*WORK TO DO:*
Repeat the material verbatim and drop the pictures.
**** AVAILABLE DATA
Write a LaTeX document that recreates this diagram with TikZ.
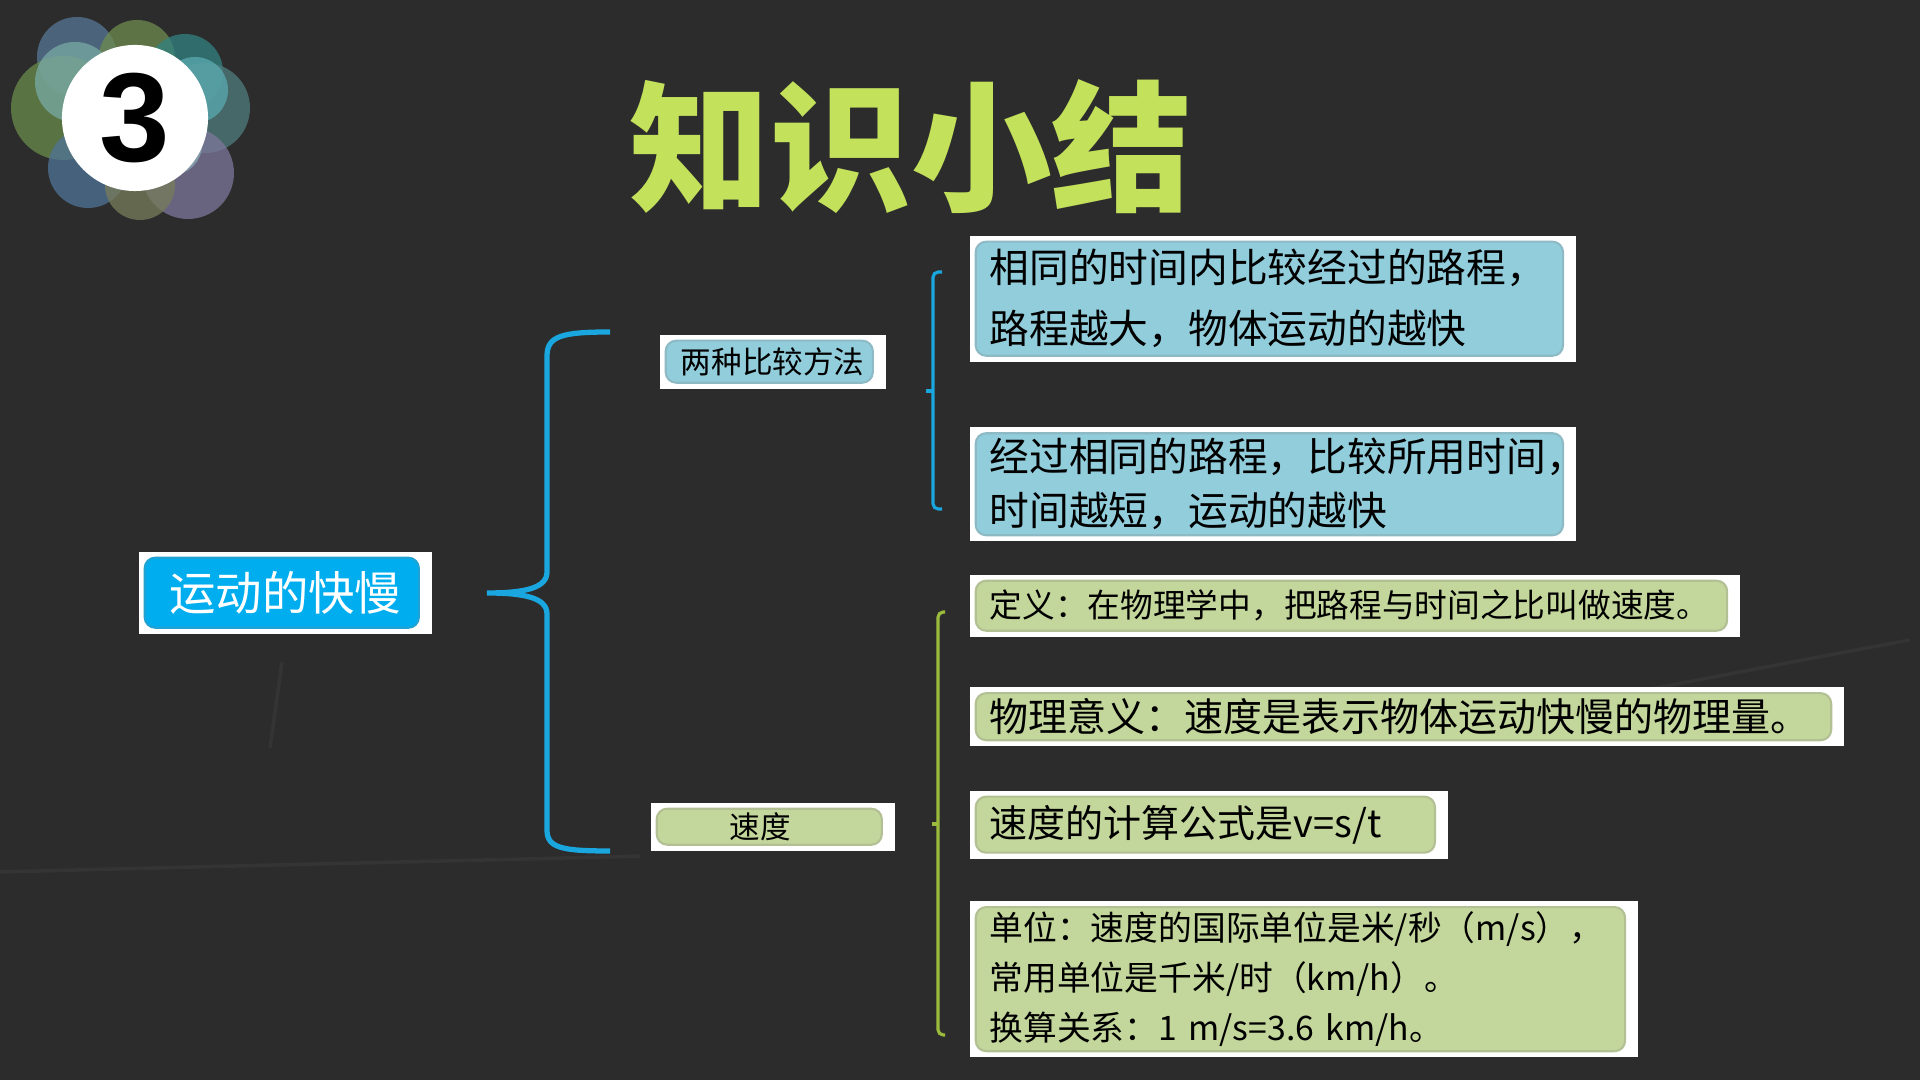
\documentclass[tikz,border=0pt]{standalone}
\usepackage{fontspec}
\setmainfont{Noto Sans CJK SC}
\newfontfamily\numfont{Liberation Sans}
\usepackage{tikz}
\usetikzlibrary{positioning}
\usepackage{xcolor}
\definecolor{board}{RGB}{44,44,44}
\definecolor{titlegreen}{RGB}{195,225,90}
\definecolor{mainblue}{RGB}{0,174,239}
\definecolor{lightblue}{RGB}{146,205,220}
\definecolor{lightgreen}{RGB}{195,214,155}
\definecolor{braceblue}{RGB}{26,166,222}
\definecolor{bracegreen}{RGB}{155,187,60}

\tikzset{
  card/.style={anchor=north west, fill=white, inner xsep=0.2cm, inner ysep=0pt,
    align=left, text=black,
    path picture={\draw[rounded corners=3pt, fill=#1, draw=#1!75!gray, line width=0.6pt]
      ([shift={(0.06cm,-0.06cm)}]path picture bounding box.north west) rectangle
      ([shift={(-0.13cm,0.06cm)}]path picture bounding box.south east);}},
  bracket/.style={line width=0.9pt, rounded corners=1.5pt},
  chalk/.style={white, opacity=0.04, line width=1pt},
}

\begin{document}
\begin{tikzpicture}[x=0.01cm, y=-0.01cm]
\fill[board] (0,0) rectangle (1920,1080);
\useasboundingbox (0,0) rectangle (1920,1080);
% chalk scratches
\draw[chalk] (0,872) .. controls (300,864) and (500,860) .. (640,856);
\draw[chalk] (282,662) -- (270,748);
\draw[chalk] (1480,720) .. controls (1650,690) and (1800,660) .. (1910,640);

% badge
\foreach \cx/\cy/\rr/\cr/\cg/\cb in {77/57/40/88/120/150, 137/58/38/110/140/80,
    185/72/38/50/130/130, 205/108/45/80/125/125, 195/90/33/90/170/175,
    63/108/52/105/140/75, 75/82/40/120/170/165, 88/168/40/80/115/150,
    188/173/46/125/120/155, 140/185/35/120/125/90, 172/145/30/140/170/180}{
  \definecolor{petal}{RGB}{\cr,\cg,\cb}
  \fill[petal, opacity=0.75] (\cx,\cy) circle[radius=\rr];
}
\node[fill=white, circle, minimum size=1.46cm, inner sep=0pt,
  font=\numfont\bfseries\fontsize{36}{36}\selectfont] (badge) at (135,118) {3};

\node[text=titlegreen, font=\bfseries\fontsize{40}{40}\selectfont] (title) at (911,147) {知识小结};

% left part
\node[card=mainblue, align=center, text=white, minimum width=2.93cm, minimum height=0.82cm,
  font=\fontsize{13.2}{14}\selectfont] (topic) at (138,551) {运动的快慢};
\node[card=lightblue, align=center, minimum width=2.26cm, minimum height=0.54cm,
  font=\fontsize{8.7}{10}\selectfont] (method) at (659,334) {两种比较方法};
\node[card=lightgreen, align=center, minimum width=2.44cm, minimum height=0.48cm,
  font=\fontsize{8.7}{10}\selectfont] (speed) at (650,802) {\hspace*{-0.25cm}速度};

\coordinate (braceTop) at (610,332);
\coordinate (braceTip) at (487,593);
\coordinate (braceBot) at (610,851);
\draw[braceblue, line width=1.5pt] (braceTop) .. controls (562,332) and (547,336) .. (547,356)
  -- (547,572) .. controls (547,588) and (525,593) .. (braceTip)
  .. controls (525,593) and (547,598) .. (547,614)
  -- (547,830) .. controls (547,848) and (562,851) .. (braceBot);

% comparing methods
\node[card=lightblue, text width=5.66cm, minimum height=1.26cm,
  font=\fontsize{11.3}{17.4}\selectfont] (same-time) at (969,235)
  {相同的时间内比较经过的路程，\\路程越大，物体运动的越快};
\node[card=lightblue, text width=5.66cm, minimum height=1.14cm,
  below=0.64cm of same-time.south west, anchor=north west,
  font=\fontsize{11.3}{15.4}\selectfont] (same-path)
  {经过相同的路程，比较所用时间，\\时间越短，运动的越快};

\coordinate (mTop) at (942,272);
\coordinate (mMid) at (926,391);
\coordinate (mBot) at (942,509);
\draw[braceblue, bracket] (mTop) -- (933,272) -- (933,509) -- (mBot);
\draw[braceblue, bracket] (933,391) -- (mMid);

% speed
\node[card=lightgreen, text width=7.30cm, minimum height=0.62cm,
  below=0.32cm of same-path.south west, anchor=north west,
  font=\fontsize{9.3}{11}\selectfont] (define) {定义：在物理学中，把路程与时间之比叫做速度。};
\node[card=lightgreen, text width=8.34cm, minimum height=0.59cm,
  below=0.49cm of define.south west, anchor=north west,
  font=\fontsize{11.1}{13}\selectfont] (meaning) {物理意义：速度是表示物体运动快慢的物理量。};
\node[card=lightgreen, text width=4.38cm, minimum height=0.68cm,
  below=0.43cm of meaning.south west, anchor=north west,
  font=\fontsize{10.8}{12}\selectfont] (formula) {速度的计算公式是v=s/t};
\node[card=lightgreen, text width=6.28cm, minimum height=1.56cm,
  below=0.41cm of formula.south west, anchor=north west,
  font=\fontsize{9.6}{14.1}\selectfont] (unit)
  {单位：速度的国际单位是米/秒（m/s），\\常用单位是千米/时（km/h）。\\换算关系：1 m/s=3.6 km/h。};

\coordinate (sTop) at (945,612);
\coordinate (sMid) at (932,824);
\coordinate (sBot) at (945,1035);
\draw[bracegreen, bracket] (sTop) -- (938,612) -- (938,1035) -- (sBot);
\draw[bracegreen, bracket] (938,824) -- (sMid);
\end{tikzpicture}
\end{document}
********
*RESPONSE:*
Write a LaTeX document that recreates this diagram with TikZ.
\documentclass[tikz,border=0pt]{standalone}
\usepackage{fontspec}
\setmainfont{Noto Sans CJK SC}
\newfontfamily\numfont{Liberation Sans}
\usepackage{tikz}
\usetikzlibrary{positioning}
\usepackage{xcolor}
\definecolor{board}{RGB}{44,44,44}
\definecolor{titlegreen}{RGB}{195,225,90}
\definecolor{mainblue}{RGB}{0,174,239}
\definecolor{lightblue}{RGB}{146,205,220}
\definecolor{lightgreen}{RGB}{195,214,155}
\definecolor{braceblue}{RGB}{26,166,222}
\definecolor{bracegreen}{RGB}{155,187,60}

\tikzset{
  card/.style={anchor=north west, fill=white, inner xsep=0.2cm, inner ysep=0pt,
    align=left, text=black,
    path picture={\draw[rounded corners=3pt, fill=#1, draw=#1!75!gray, line width=0.6pt]
      ([shift={(0.06cm,-0.06cm)}]path picture bounding box.north west) rectangle
      ([shift={(-0.13cm,0.06cm)}]path picture bounding box.south east);}},
  bracket/.style={line width=0.9pt, rounded corners=1.5pt},
  chalk/.style={white, opacity=0.04, line width=1pt},
}

\begin{document}
\begin{tikzpicture}[x=0.01cm, y=-0.01cm]
\fill[board] (0,0) rectangle (1920,1080);
\useasboundingbox (0,0) rectangle (1920,1080);
% chalk scratches
\draw[chalk] (0,872) .. controls (300,864) and (500,860) .. (640,856);
\draw[chalk] (282,662) -- (270,748);
\draw[chalk] (1480,720) .. controls (1650,690) and (1800,660) .. (1910,640);

% badge
\foreach \cx/\cy/\rr/\cr/\cg/\cb in {77/57/40/88/120/150, 137/58/38/110/140/80,
    185/72/38/50/130/130, 205/108/45/80/125/125, 195/90/33/90/170/175,
    63/108/52/105/140/75, 75/82/40/120/170/165, 88/168/40/80/115/150,
    188/173/46/125/120/155, 140/185/35/120/125/90, 172/145/30/140/170/180}{
  \definecolor{petal}{RGB}{\cr,\cg,\cb}
  \fill[petal, opacity=0.75] (\cx,\cy) circle[radius=\rr];
}
\node[fill=white, circle, minimum size=1.46cm, inner sep=0pt,
  font=\numfont\bfseries\fontsize{36}{36}\selectfont] (badge) at (135,118) {3};

\node[text=titlegreen, font=\bfseries\fontsize{40}{40}\selectfont] (title) at (911,147) {知识小结};

% left part
\node[card=mainblue, align=center, text=white, minimum width=2.93cm, minimum height=0.82cm,
  font=\fontsize{13.2}{14}\selectfont] (topic) at (138,551) {运动的快慢};
\node[card=lightblue, align=center, minimum width=2.26cm, minimum height=0.54cm,
  font=\fontsize{8.7}{10}\selectfont] (method) at (659,334) {两种比较方法};
\node[card=lightgreen, align=center, minimum width=2.44cm, minimum height=0.48cm,
  font=\fontsize{8.7}{10}\selectfont] (speed) at (650,802) {\hspace*{-0.25cm}速度};

\coordinate (braceTop) at (610,332);
\coordinate (braceTip) at (487,593);
\coordinate (braceBot) at (610,851);
\draw[braceblue, line width=1.5pt] (braceTop) .. controls (562,332) and (547,336) .. (547,356)
  -- (547,572) .. controls (547,588) and (525,593) .. (braceTip)
  .. controls (525,593) and (547,598) .. (547,614)
  -- (547,830) .. controls (547,848) and (562,851) .. (braceBot);

% comparing methods
\node[card=lightblue, text width=5.66cm, minimum height=1.26cm,
  font=\fontsize{11.3}{17.4}\selectfont] (same-time) at (969,235)
  {相同的时间内比较经过的路程，\\路程越大，物体运动的越快};
\node[card=lightblue, text width=5.66cm, minimum height=1.14cm,
  below=0.64cm of same-time.south west, anchor=north west,
  font=\fontsize{11.3}{15.4}\selectfont] (same-path)
  {经过相同的路程，比较所用时间，\\时间越短，运动的越快};

\coordinate (mTop) at (942,272);
\coordinate (mMid) at (926,391);
\coordinate (mBot) at (942,509);
\draw[braceblue, bracket] (mTop) -- (933,272) -- (933,509) -- (mBot);
\draw[braceblue, bracket] (933,391) -- (mMid);

% speed
\node[card=lightgreen, text width=7.30cm, minimum height=0.62cm,
  below=0.32cm of same-path.south west, anchor=north west,
  font=\fontsize{9.3}{11}\selectfont] (define) {定义：在物理学中，把路程与时间之比叫做速度。};
\node[card=lightgreen, text width=8.34cm, minimum height=0.59cm,
  below=0.49cm of define.south west, anchor=north west,
  font=\fontsize{11.1}{13}\selectfont] (meaning) {物理意义：速度是表示物体运动快慢的物理量。};
\node[card=lightgreen, text width=4.38cm, minimum height=0.68cm,
  below=0.43cm of meaning.south west, anchor=north west,
  font=\fontsize{10.8}{12}\selectfont] (formula) {速度的计算公式是v=s/t};
\node[card=lightgreen, text width=6.28cm, minimum height=1.56cm,
  below=0.41cm of formula.south west, anchor=north west,
  font=\fontsize{9.6}{14.1}\selectfont] (unit)
  {单位：速度的国际单位是米/秒（m/s），\\常用单位是千米/时（km/h）。\\换算关系：1 m/s=3.6 km/h。};

\coordinate (sTop) at (945,612);
\coordinate (sMid) at (932,824);
\coordinate (sBot) at (945,1035);
\draw[bracegreen, bracket] (sTop) -- (938,612) -- (938,1035) -- (sBot);
\draw[bracegreen, bracket] (938,824) -- (sMid);
\end{tikzpicture}
\end{document}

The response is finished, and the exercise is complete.